If it’s news to me, it must be news to you!‘
Cunning: We’ve all witnessed the lengths that some people will go to to keep the seat next to them free on crowded trains but now an American company has come up with their ‘Seat Saver’ range of fake food and drink spills to discourage interlopers.
The Gran Tour: Three grannies from Eccles, near Manchester, were sent on a five-day driving tour of Catalonia in an imitation of The Grand Tour.
It could be you: Self-described philosopher-mathematician Stefan Mandel managed to win lotteries across the world fourteen times thanks to his number-picking algorithm.
Name game: One in five millennials would choose or change their child’s name to match available website domain names.
Carbuncle: The new Redrock leisure centre new where I live in Stockport has made the shortlist for the UK’s ugliest building.
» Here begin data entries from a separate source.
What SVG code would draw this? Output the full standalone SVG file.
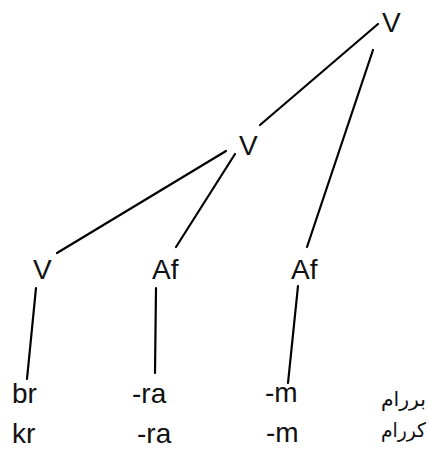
<svg xmlns="http://www.w3.org/2000/svg" width="428" height="449" viewBox="0 0 428 449">
<style>
.lbl{font-family:"Liberation Sans",Arial,sans-serif;font-size:28px;fill:#111}
.fa{font-family:"DejaVu Sans","Noto Sans",sans-serif;font-size:20px;fill:#111}
.edge{stroke:#000;stroke-width:2.2;stroke-linecap:round;fill:none}
</style>
<rect width="428" height="449" fill="#fff"/>
<g id="connectors">
<line class="edge" x1="378" y1="24" x2="260" y2="125"/>
<line class="edge" x1="373" y1="50" x2="307" y2="247"/>
<line class="edge" x1="226" y1="151" x2="57" y2="253"/>
<line class="edge" x1="235" y1="154" x2="176" y2="247" stroke-width="1.7"/>
<line class="edge" x1="36" y1="288" x2="27" y2="379"/>
<line class="edge" x1="156" y1="288" x2="155" y2="373"/>
<line class="edge" x1="298" y1="286" x2="288" y2="383"/>
</g>
<g id="node-v-top"><text class="lbl" x="382" y="32">V</text></g>
<g id="node-v-mid"><text class="lbl" x="239" y="155">V</text></g>
<g id="node-v-left"><text class="lbl" x="33" y="279">V</text></g>
<g id="node-af-mid"><text class="lbl" x="152" y="279">Af</text></g>
<g id="node-af-right"><text class="lbl" x="291" y="279">Af</text></g>
<g id="row1">
<text class="lbl" x="12" y="403">br</text>
<text class="lbl" x="132" y="403">-ra</text>
<text class="lbl" x="265" y="402">-m</text>
<text class="fa" x="381" y="406" textLength="45" lengthAdjust="spacingAndGlyphs">بررام</text>
</g>
<g id="row2">
<text class="lbl" x="12" y="443">kr</text>
<text class="lbl" x="137" y="443">-ra</text>
<text class="lbl" x="266" y="442">-m</text>
<text class="fa" x="381" y="437" textLength="45" lengthAdjust="spacingAndGlyphs">کررام</text>
</g>
</svg>
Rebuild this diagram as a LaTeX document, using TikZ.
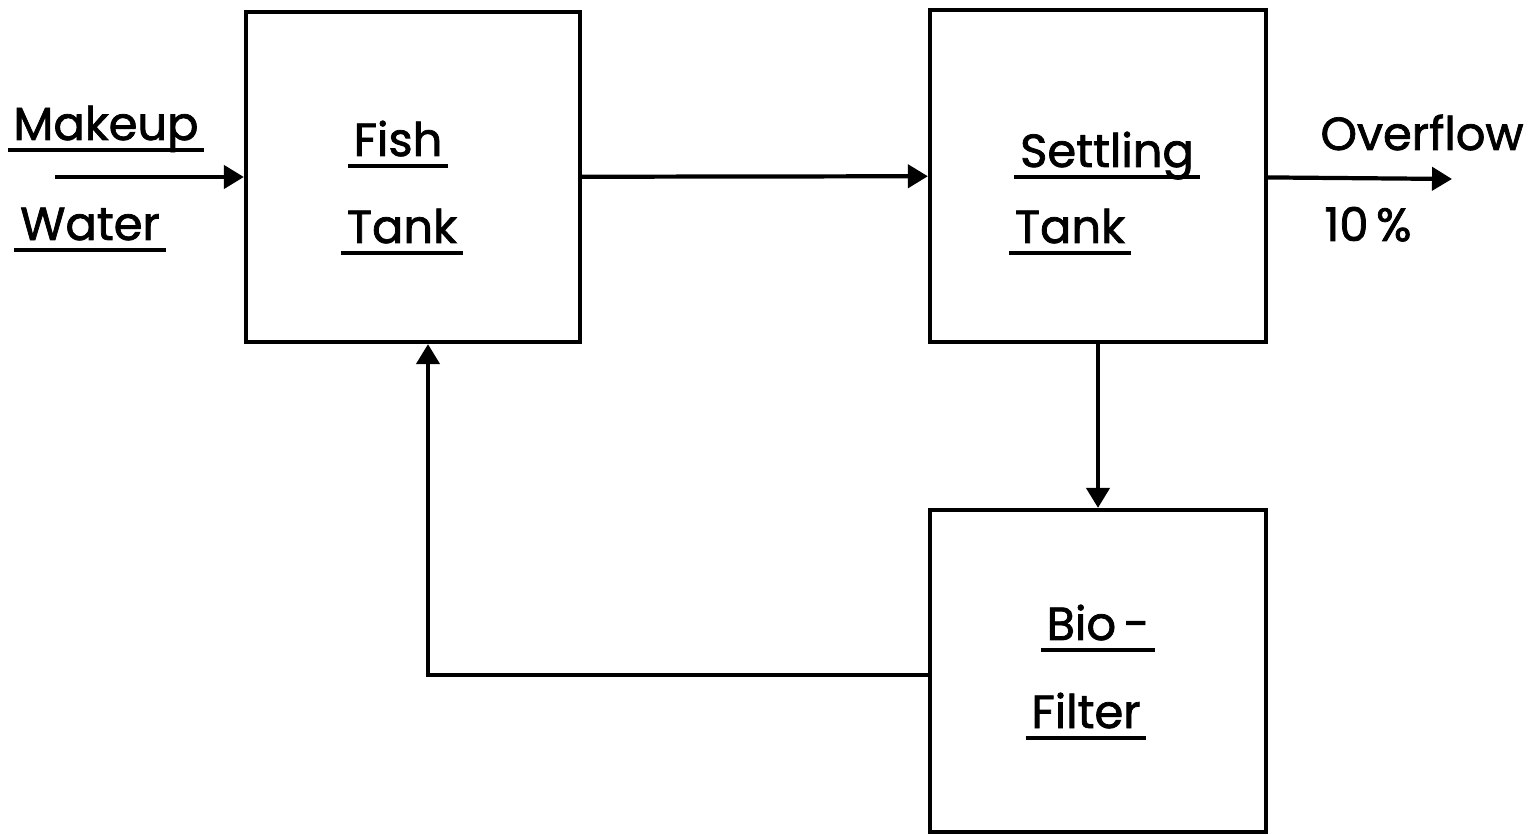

I tend to agree as far as the exterior is concerned although the cinema is very luxurious.
Owzat! Jonathan Agnew lured professional Yorkshireman Geoffrey Boycott into yet another carefully laid trap.
Brief lives: Burnley footballer Jimmy McIlroy; Vietnamese soldier and journalist Bui Tin; Odd Couple playwright Neil Simon; Burnley and Northern Ireland midfielder Jimmy McIlroy; anti-Mafia campaigner Rita Borsellino and; American presidential candidate John McCain;
That fake food site… good gracious! I got lost there, and had even convinced myself I needed some fake fruit. Luckily I unconvinced myself again.
Yes, the fake food thing is just another step in our own demise as a civilized people.
Ha Ha Roger! I would have thought other things more causal, but then again, if we are talking about a simple correlation, you may be right!